Visual Memoirs at Art Incubator

Yinka Olatunbosun

Caution: a visitor to an art gallery would do well to avoid sitting on just anything as he might be told it is an installation. Same goes for hastily assuming that a painter at work would be dressed in paint-stained clothes. Sodiq Williams, an architect and artist, was sporting a white t-shirt and a pair of white trousers whilst applying a few more strokes to the canvases that lined the wall at Silverbird Galleria, Victoria Island, where Revolving Art Incubator is domiciled. That evening was the private preview to his first solo exhibition which is a multiple display of artistic expressions in visual and performance art.

Sodiq lived a good part of his life in the United Kingdom. For him, as well as many Africans in diaspora, identity is a daunting social reality. Add to that his personal experience during the 2007 London bombing, which triggered a wave of consciousness in him. As a young man, he had studied philosophy and developed martial art skills. It was only natural for all his experience to seep into the theme of his show with the title, Memoirs of A Black Box. Like the flight recorder called the black box, Williams’ brain is a repository of a broad frame of experiences which he tapped into to create a body of works that question the notions of the four elements of existence namely Body, Mind, Soul (Heart and Spirit). Through the works, he documents culture and tradition.

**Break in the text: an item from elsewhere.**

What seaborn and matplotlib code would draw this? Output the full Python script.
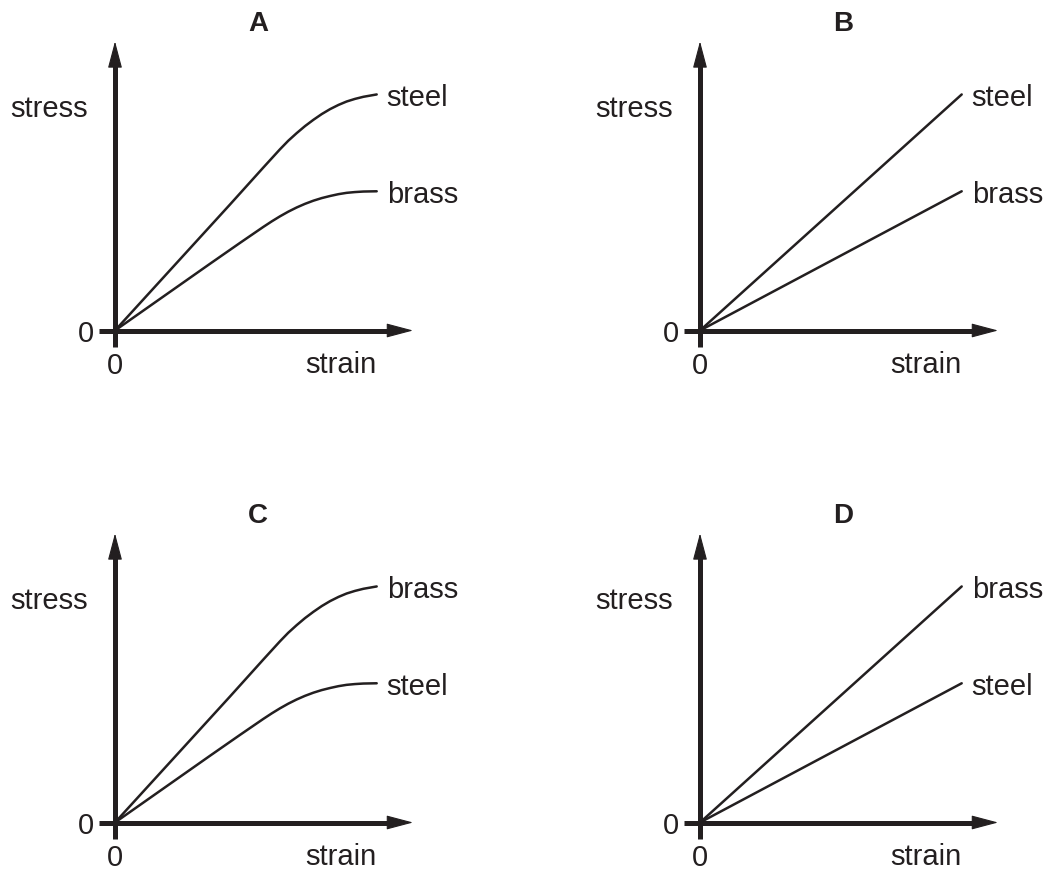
import numpy as np
import pandas as pd
import matplotlib
matplotlib.use("Agg")
import matplotlib.pyplot as plt
import seaborn as sns

sns.set_theme(style="white")
plt.rcParams["font.family"] = ["Liberation Sans", "DejaVu Sans"]

# ---- data (arbitrary units) ----
panels = ["A", "B", "C", "D"]

# curved (yielding) shape: upper and lower curves
curve_upper_strain = [0, 4.39, 5.67, 6.30, 6.62, 6.94, 7.26, 7.58, 7.90, 8.22,
                      8.54, 8.85, 9.17, 9.49, 10.0]
curve_upper_stress = [0, 4.81, 6.23, 6.92, 7.25, 7.54, 7.81, 8.05, 8.27, 8.46,
                      8.62, 8.75, 8.85, 8.93, 9.02]
curve_lower_strain = [0, 3.63, 4.78, 5.67, 5.99, 6.30, 6.62, 6.94, 7.26, 7.58,
                      7.90, 8.22, 8.54, 8.85, 9.17, 9.49, 10.0]
curve_lower_stress = [0, 2.55, 3.35, 3.96, 4.17, 4.36, 4.54, 4.70, 4.84, 4.96,
                      5.06, 5.14, 5.21, 5.26, 5.29, 5.31, 5.32]

# straight shape
line_upper_strain = [0, 10.0]
line_upper_stress = [0, 9.02]
line_lower_strain = [0, 10.0]
line_lower_stress = [0, 5.32]

upper_labels = ["steel", "steel", "brass", "brass"]
lower_labels = ["brass", "brass", "steel", "steel"]
curved = [True, False, True, False]

x_label = "strain"
y_label = "stress"
zero_label = "0"

# ---- layout ----
W, H = 1049, 870
S = 26.17  # pixels per data unit
origins = [(115, 331.5), (700, 331.5), (115, 823.5), (700, 823.5)]
XL, XR, YB, YT = -4.3, 13.3, -1.7, 12.3
ink = "#231f20"

fig = plt.figure(figsize=(W / 100, H / 100), dpi=100)
fig.patch.set_facecolor("white")

for i, name in enumerate(panels):
    ox, oy = origins[i]
    left = (ox + XL * S) / W
    width = (XR - XL) * S / W
    bottom = (H - (oy - YB * S)) / H
    height = (YT - YB) * S / H
    ax = fig.add_axes([left, bottom, width, height])
    ax.set_xlim(XL, XR)
    ax.set_ylim(YB, YT)
    ax.axis("off")

    if curved[i]:
        ux, uy = curve_upper_strain, curve_upper_stress
        lx, ly = curve_lower_strain, curve_lower_stress
    else:
        ux, uy = line_upper_strain, line_upper_stress
        lx, ly = line_lower_strain, line_lower_stress

    df = pd.concat([
        pd.DataFrame({"strain": ux, "stress": uy, "material": upper_labels[i]}),
        pd.DataFrame({"strain": lx, "stress": ly, "material": lower_labels[i]}),
    ])
    sns.lineplot(data=df, x="strain", y="stress", units="material",
                 estimator=None, sort=False, color=ink, lw=1.8, ax=ax,
                 legend=False)

    # axes: shafts
    ax.plot([-0.6, 10.8], [0, 0], color=ink, lw=3.6, solid_capstyle="butt",
            clip_on=False)
    ax.plot([0, 0], [-0.64, 10.5], color=ink, lw=3.6, solid_capstyle="butt",
            clip_on=False)
    # arrow heads
    ap = dict(arrowstyle="-|>,head_length=1.7,head_width=0.45",
              lw=0.8, color=ink, mutation_scale=10, shrinkA=0, shrinkB=0)
    ax.annotate("", xy=(11.39, 0), xytext=(10.4, 0), arrowprops=ap,
                annotation_clip=False)
    ax.annotate("", xy=(0, 11.05), xytext=(0, 10.0), arrowprops=ap,
                annotation_clip=False)

    # labels
    ax.text(ux[-1] + 0.38, uy[-1], upper_labels[i], fontsize=21, color=ink,
            ha="left", va="center_baseline", clip_on=False)
    ax.text(lx[-1] + 0.38, ly[-1], lower_labels[i], fontsize=21, color=ink,
            ha="left", va="center_baseline", clip_on=False)
    ax.text(-4.02, 8.6, y_label, fontsize=21, color=ink, ha="left",
            va="center_baseline", clip_on=False)
    ax.text(10.0, -1.17, x_label, fontsize=21, color=ink, ha="right",
            va="center_baseline", clip_on=False)
    ax.text(-1.1, 0, zero_label, fontsize=21, color=ink, ha="center",
            va="center_baseline", clip_on=False)
    ax.text(0, -1.19, zero_label, fontsize=21, color=ink, ha="center",
            va="center_baseline", clip_on=False)
    ax.text(5.47, 11.85, name, fontsize=20, fontweight="bold", color=ink,
            ha="center", va="center_baseline", clip_on=False)

fig.savefig("out.png", dpi=100, facecolor="white")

“I am approaching the subject matter from a fluid and dualistic position exploring the notions of ‘Me is We’ philosophy made famous by Mohammed Ali in relation to history, appropriation and negritude using sequence as a metaphor to collate a narrative through date, time, object and events,” Williams said.

Williams may be an abstract artist but the subject matters in his paintings are quite comprehensible. In some of them, he explores the relationship between the western and African worldview using the Yoruba wrestling and swordsmanship motifs in “Ijakadi and Ijagbokiti” to examine post- colonialism.

Other areas of interest for Williams in the works include collectivism and individualism. Williams is deep, but his artistic expressions may be deeper in imagery and experiential dialogue in African cultural heritage.